Should I be upset that my dad seems less alarmed about my dying than he does about the possibility that my stepmom's broccoli might not be up to par? My dad is great, but he's always had an inability to process and acknowledge upsetting things. I've only seen him cry twice in my life: once, nine years ago, when a few stealth tears trickled down through his gray stubble during Felix's high school graduation and another time when he messed up his knee real bad during a game of tennis. (That second one might not even count because those were pain-tears.)

“Mom, this food is awesome,” I say, mouth full of mac and cheese, and hummus, as she continues Tinkerbelling around the kitchen. “Why don't you sit down?”

“What dressing do you want?” she asks. “Balsamic? Oriental sesame?”

I can't express how incredibly little I care about salad dressing at this moment. Seeing that splotch has brought me into this strange headspace where I'm noticing more things. Like my dad's glasses are dark brown and not black, as I'd always thought. Maybe these are new? And the kitchen table is so solid. I spread out my fingers, like I'm palming a basketball, and push against it.

“Your hand okay?” asks my dad, with a small, labored chuckle thrown in for good measure. It's my least favorite habit of his, fake-laughing at things he doesn't understand.

“No, this table…” Someone made this. “It's just really cool.”

“I brought them all,” says my stepmom, finally sitting down with us, too many stupid salad dressing bottles in her hands. “What's this about the table?”

“Denton thinks the table is cool,” Felix says.

“Well, thank you, Denton, I agree,” says my stepmom, ignoring or missing the snarky tone in his voice in favor of being genuinely touched that the table she chose more than ten years ago has finally been validated.

“This whole kitchen is great.” In this moment, it's like the nerdy-girl best friend who the protagonist abruptly realizes is, in fact, his superhot dream girl. Why did I never appreciate this kitchen?

“It really is!” my stepmom says, looking around like a kid in Disneyland. “Oh! By the way”—she grabs an
envelope off the counter behind her—“this came for you.” She slides it toward me. “No address. Someone must have left it in the mailbox.”

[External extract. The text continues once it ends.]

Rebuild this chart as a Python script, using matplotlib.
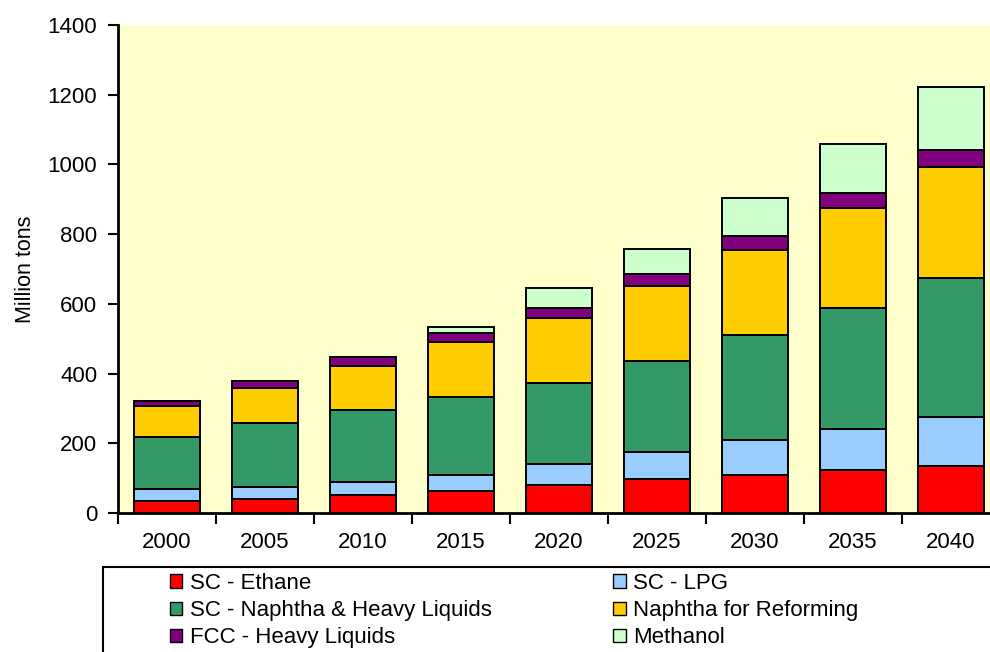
import numpy as np
import matplotlib
matplotlib.use("Agg")
import matplotlib.pyplot as plt
from matplotlib.patches import Rectangle, Patch

plt.rcParams['font.family'] = ['Liberation Sans', 'DejaVu Sans']

years = ['2000', '2005', '2010', '2015', '2020', '2025', '2030', '2035', '2040']
ethane = [34, 40, 52, 62, 79, 98, 109, 123, 136]
lpg = [36, 35, 38, 47, 62, 76, 100, 117, 140]
naphtha_hl = [149, 182, 205, 225, 232, 263, 302, 349, 397]
reforming = [88, 102, 128, 157, 186, 213, 243, 287, 320]
fcc = [15, 21, 25, 25, 29, 37, 41, 42, 48]
methanol = [0, 0, 0, 19, 57, 71, 108, 141, 180]

series = [ethane, lpg, naphtha_hl, reforming, fcc, methanol]
names = ['SC - Ethane', 'SC - LPG', 'SC - Naphtha & Heavy Liquids',
         'Naphtha for Reforming', 'FCC - Heavy Liquids', 'Methanol']
colors = ['#FF0000', '#99CCFF', '#339966', '#FFCC00', '#800080', '#CCFFCC']

fig = plt.figure(figsize=(9.9, 6.52), dpi=100)
ax = fig.add_axes([118/990, 1-513/652, 882/990, 488/652])
ax.set_facecolor('#FFFFCC')

x = np.arange(len(years))
bottom = np.zeros(len(years))
for vals, c in zip(series, colors):
    v = np.array(vals, dtype=float)
    ax.bar(x, v, bottom=bottom, width=0.67, color=c, edgecolor='black', linewidth=1.4, zorder=3)
    bottom += v

ax.set_xlim(-0.5, len(years) - 0.5)
ax.set_ylim(0, 1400)
ax.set_yticks(np.arange(0, 1401, 200))
ax.set_xticks(x)
ax.set_xticklabels(years)
ax.set_xticks(np.arange(-0.5, len(years)), minor=True)
ax.tick_params(axis='x', which='major', length=0, labelsize=16, pad=14)
ax.tick_params(axis='x', which='minor', length=8, width=1.5, direction='out')
ax.tick_params(axis='y', length=7, width=1.5, direction='out', labelsize=16, pad=8)
for s in ['top', 'right']:
    ax.spines[s].set_visible(False)
for s in ['left', 'bottom']:
    ax.spines[s].set_linewidth(2)
ax.set_ylabel('Million tons', fontsize=15.5, labelpad=8)

# legend frame
fig.patches.append(Rectangle((103/990, -0.05), 1.0, 1-567/652 + 0.05,
                             transform=fig.transFigure, fill=False,
                             edgecolor='black', linewidth=1.5))
order = [0, 2, 4, 1, 3, 5]
handles = [Patch(facecolor=colors[i], edgecolor='black', linewidth=1) for i in order]
labels = [names[i] for i in order]
fig.legend(handles, labels, ncol=2, loc='upper left',
           bbox_to_anchor=(170/990, 1-573/652), frameon=False,
           fontsize=16, handlelength=0.55, handleheight=0.55,
           handletextpad=0.35, labelspacing=0.28, columnspacing=5.47,
           borderpad=0, borderaxespad=0)

fig.savefig('out.png', dpi=100)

“Ooh, nice, that's old-school,” I say. Possibly my Last Piece of Mail Ever.

The envelope is blank except for a small typewritten
To Denton
on the front. I'm thinking it's from Taryn or Paolo. “If this is a love note,” I say as I open it up, “I'm not reading it out loud. FYI.”

It's not a love note.

I'm staring down at a huge-fonted message that reads:

DENTON

YOU ARE GOING TO DIE. SOON.

WATCH OTT

My brain stops.

I'm not sure what's more unsettling, the message's content or the choice of Comic Sans font. I hold it up for all to see.

Everyone is silent and still.

“Ohmigod,” my stepmom says, one hand to her mouth.

“Yeah,” I say. “Kinda messed up.”

“Kinda? What— Who do you think would send this?” she says. “Do you have enemies?”

“I mean…”

“Well, look, it's true, right?” my dad says. “This message is just stating what we already know, really.”

“This is a death threat, Lyle!” my stepmom says.

“But he already knows he's going to die soon. That's not news.”

“It says, ‘Watch out'!”

“No, technically it says, ‘Watch ott,' ” Felix says. “A nine-word message, and this person couldn't be bothered to spell-check. I love that.”

On the plus side, this means the splotch on my thigh might not be what's going to kill me after all.

On the minus side, I might be murdered.

“Oh, Dent,” my stepmom says.

I liked it better with just the splotch.

“I don't know if you should be leaving the house anymore, sweetie.”

“Mom…I have to. It's my funeral.” But part of me thinks she might be right. Silence hovers for a solid five seconds.

“It's gonna be okay, Raquel,” Felix says. “Dent will be okay.”

“I will,” I say. Though tomorrow is, in fact, the one day that's fated to be very Not Okay.

“We love you so much, Denton,” my stepmom says, in tears now.

“We really do, bud,” says my dad.

“Thanks, guys,” I say, pushing aside the death letter. I try to eat another bite of stuffing, but it won't go down, so I spit it into my napkin.